■ **Job**
The lines from the top of the material below through the line containing "labelsize=fs, pad=4)" are to be printed exactly, with pictures omitted.

■ **Input material**
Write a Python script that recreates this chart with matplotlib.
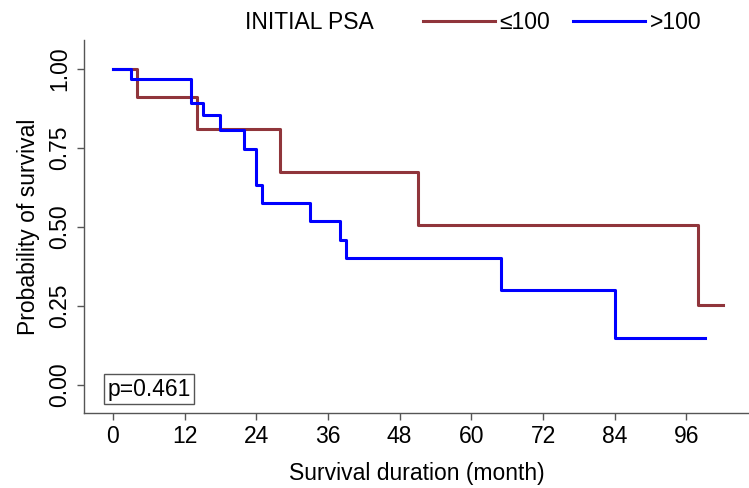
import matplotlib
matplotlib.use("Agg")
import matplotlib.pyplot as plt

plt.rcParams["font.family"] = ["Liberation Sans", "DejaVu Sans"]

# Kaplan-Meier steps
low_months = [0, 4, 14, 28, 51, 98, 102.2]
low_surv = [1.0, 0.909, 0.808, 0.673, 0.505, 0.252, 0.252]

high_months = [0, 3, 13, 15, 18, 22, 24, 25, 33, 38, 39, 65, 84, 99.2]
high_surv = [1.0, 0.968, 0.892, 0.852, 0.806, 0.747, 0.631, 0.574,
             0.517, 0.458, 0.401, 0.301, 0.150, 0.150]

x_ticks = [0, 12, 24, 36, 48, 60, 72, 84, 96]
y_ticks = [0.0, 0.25, 0.5, 0.75, 1.0]
group_labels = ["\u2264100", ">100"]

fs = 16.5

fig = plt.figure(figsize=(7.49, 4.88), dpi=100)
ax = fig.add_axes([0.1121, 0.1537, 0.888, 0.7643])

red = "#90353B"
blue = "#0000FF"
l1, = ax.step(low_months, low_surv, where="post", color=red, lw=2.2)
l2, = ax.step(high_months, high_surv, where="post", color=blue, lw=2.2)

ax.set_xlim(-4.86, 106.5)
ax.set_ylim(-0.088, 1.09)
ax.set_xticks(x_ticks)
ax.set_yticks(y_ticks)
ax.set_yticklabels([f"{v:.2f}" for v in y_ticks], rotation=90, va="center")

for side in ["top", "right"]:
    ax.spines[side].set_visible(False)
for side in ["left", "bottom"]:
    ax.spines[side].set_color("#555555")
    ax.spines[side].set_linewidth(1.0)
ax.tick_params(direction="out", length=5, width=1, color="#555555",
               labelsize=fs, pad=4)

ax.set_xlabel("Survival duration (month)", fontsize=fs, labelpad=10)
ax.set_ylabel("Probability of survival", fontsize=fs, labelpad=6)

ax.text(0.035, 0.064, "p=0.461", transform=ax.transAxes, fontsize=fs,
        va="center", ha="left",
        bbox=dict(boxstyle="square,pad=0.15", fc="white", ec="#555555", lw=1))

fig.text(0.327, 0.953, "INITIAL PSA", fontsize=fs, va="center", ha="left")
fig.legend([l1, l2], group_labels, loc="center left",
           bbox_to_anchor=(0.565, 0.953), ncol=2, frameon=False,
           fontsize=fs, handlelength=3.14, handletextpad=0.2,
           columnspacing=1.0, borderpad=0, borderaxespad=0)

fig.savefig("out.png", dpi=100)
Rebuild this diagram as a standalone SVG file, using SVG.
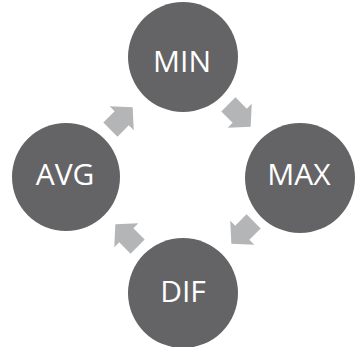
<svg xmlns="http://www.w3.org/2000/svg" width="357" height="347" viewBox="0 0 357 347">
<style>
.node circle{fill:#646466;}
.node text{fill:#ffffff;font-family:"Open Sans","DejaVu Sans",sans-serif;font-size:30px;text-anchor:middle;}
.arrow{fill:#b4b5b7;}
</style>
<defs>
<path id="blk" d="M-15,-10 L1,-10 L1,-17 L16.5,0 L1,17 L1,10 L-15,10 Z"/>
</defs>
<rect width="357" height="347" fill="#ffffff"/>
<g id="connectors">
<use href="#blk" class="arrow" transform="translate(121,119) rotate(-45)"/>
<use href="#blk" class="arrow" transform="translate(239,115) rotate(45)"/>
<use href="#blk" class="arrow" transform="translate(243,232) rotate(135)"/>
<use href="#blk" class="arrow" transform="translate(127,236) rotate(225)"/>
</g>
<g id="min" class="node"><circle cx="183" cy="57" r="55"/><text x="182" y="72">MIN</text></g>
<g id="max" class="node"><circle cx="300" cy="178" r="55"/><text x="299" y="185">MAX</text></g>
<g id="dif" class="node"><circle cx="183" cy="293" r="55"/><text x="183" y="302">DIF</text></g>
<g id="avg" class="node"><circle cx="66" cy="177" r="54"/><text x="65" y="185">AVG</text></g>
</svg>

■ **Reply**
Write a Python script that recreates this chart with matplotlib.
import matplotlib
matplotlib.use("Agg")
import matplotlib.pyplot as plt

plt.rcParams["font.family"] = ["Liberation Sans", "DejaVu Sans"]

# Kaplan-Meier steps
low_months = [0, 4, 14, 28, 51, 98, 102.2]
low_surv = [1.0, 0.909, 0.808, 0.673, 0.505, 0.252, 0.252]

high_months = [0, 3, 13, 15, 18, 22, 24, 25, 33, 38, 39, 65, 84, 99.2]
high_surv = [1.0, 0.968, 0.892, 0.852, 0.806, 0.747, 0.631, 0.574,
             0.517, 0.458, 0.401, 0.301, 0.150, 0.150]

x_ticks = [0, 12, 24, 36, 48, 60, 72, 84, 96]
y_ticks = [0.0, 0.25, 0.5, 0.75, 1.0]
group_labels = ["\u2264100", ">100"]

fs = 16.5

fig = plt.figure(figsize=(7.49, 4.88), dpi=100)
ax = fig.add_axes([0.1121, 0.1537, 0.888, 0.7643])

red = "#90353B"
blue = "#0000FF"
l1, = ax.step(low_months, low_surv, where="post", color=red, lw=2.2)
l2, = ax.step(high_months, high_surv, where="post", color=blue, lw=2.2)

ax.set_xlim(-4.86, 106.5)
ax.set_ylim(-0.088, 1.09)
ax.set_xticks(x_ticks)
ax.set_yticks(y_ticks)
ax.set_yticklabels([f"{v:.2f}" for v in y_ticks], rotation=90, va="center")

for side in ["top", "right"]:
    ax.spines[side].set_visible(False)
for side in ["left", "bottom"]:
    ax.spines[side].set_color("#555555")
    ax.spines[side].set_linewidth(1.0)
ax.tick_params(direction="out", length=5, width=1, color="#555555",
               labelsize=fs, pad=4)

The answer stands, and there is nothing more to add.